The Rules That Made It In
That is what makes Chatham’s bylaws so good. The Peace and Good Order section still includes prohibitions on throwing objects in public streets, roaming “swine, horse, cow or other cattle,” horses on sidewalks, sleeping in the open, and conducting a “dance, bowling alley or other public place of amusement” between 2 and 6 a.m. It also includes bans on balloons and plastic straws, and a “peeking or spying” rule that exempts police officers.

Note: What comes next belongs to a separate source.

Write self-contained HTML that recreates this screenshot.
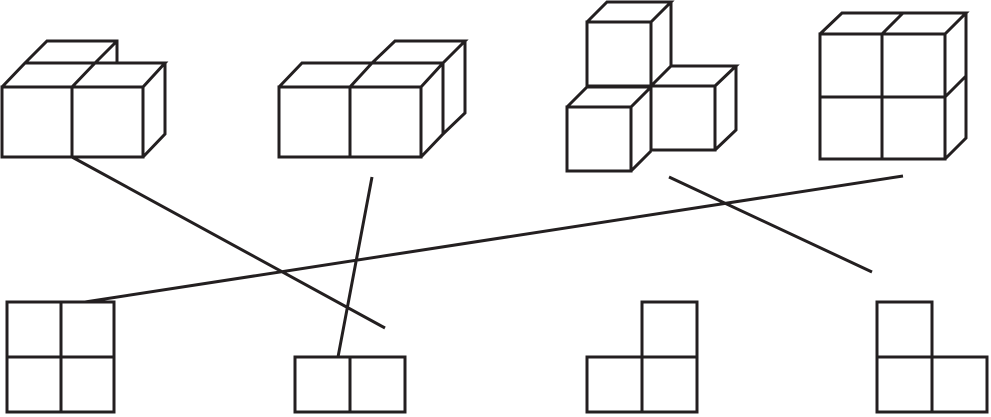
<!DOCTYPE html>
<html><head><meta charset="utf-8"><style>html,body{margin:0;padding:0;background:#fff}svg{display:block}</style></head>
<body>
<svg width="991" height="417" viewBox="0 0 991 417" xmlns="http://www.w3.org/2000/svg">
<g fill="none" stroke="#231f20" stroke-width="3" stroke-linejoin="miter">
<!-- Fig1 -->
<rect x="2" y="87" width="70" height="70"/><rect x="72" y="87" width="71" height="70"/>
<path d="M2,87 L25,63 L165,63 L143,87 M72,87 L95,63 M143,157 L165,134 L165,63 M25,63 L47,41 L117,41 L117,63 M95,63 L117,41"/>
<!-- Fig2 -->
<rect x="279" y="87" width="71" height="70"/><rect x="350" y="87" width="71" height="70"/>
<path d="M279,87 L302,63 L443,63 L421,87 M350,87 L372,63 L395,41 L465,41 L443,63 M443,63 L443,134 L421,157 M465,41 L465,113 L443,134"/>
<!-- Fig3 -->
<rect x="587" y="22" width="64" height="64"/>
<path d="M587,22 L607,2 L671,2 L651,22 M671,2 L671,66"/>
<rect x="651" y="86" width="64" height="64"/>
<path d="M651,86 L671,66 L736,66 L715,86 M736,66 L736,130 L715,150"/>
<rect x="567" y="107" width="64" height="64"/>
<path d="M567,107 L587,87 L651,87 M631,107 L651,87 M631,171 L651,151"/>
<!-- Fig4 -->
<rect x="820" y="34" width="125" height="125"/>
<path d="M882,34 L882,159 M820,97 L945,97 M820,34 L842,13 L966,13 L945,34 M882,34 L903,13 M966,13 L966,138 L945,159 M945,97 L966,76"/>
<!-- bottom -->
<rect x="7" y="302" width="107" height="110"/><path d="M61,302 L61,412 M7,357 L114,357"/>
<rect x="295" y="357" width="110" height="55"/><path d="M350,357 L350,412"/>
<path d="M587,357 L697,357 L697,412 L587,412 Z M642,357 L642,412 M642,357 L642,302 L697,302 L697,357"/>
<path d="M877,357 L987,357 L987,412 L877,412 Z M932,357 L932,412 M877,357 L877,302 L932,302 L932,357"/>
<!-- connectors -->
<path d="M72,157 L385,328 M372,177 L338,357 M903,176 L85,302 M669,177 L872,272"/>
</g>
</svg>
</body></html>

Why It’s Funny — In the Best Way
The fun is not that Chatham has laws. The fun is how specific they are. These do not read like abstract government language. They read like old annoyances that finally got written down by people who had reached the end of their patience. Not disorder in the grand sense. Just the smaller, more local forms of civic exasperation: street nonsense, late-night revelry, livestock with ideas, and behavior that once made somebody say, enough.
A Town’s Long Memory
The Cape Cod Chronicle makes clear that many of these provisions are obscure, outdated, or rarely enforced, and Police Chief Michael Anderson says most situations are handled through education rather than dramatic enforcement. That makes the whole thing more endearing, not less. These rules survive less as active threats and more as a kind of municipal memory — proof that Chatham has been dealing with human behavior, in all its odd little forms, for a very long time.
The Real Charm of It
Some towns keep their history in museums. Chatham keeps a little of it in the section that says no snowballs in the street, no horses on the sidewalk, and absolutely no 2 a.m. dancing. That is not disrespectful to the law. It is appreciation for the very old-town way a community leaves its fingerprints in writing.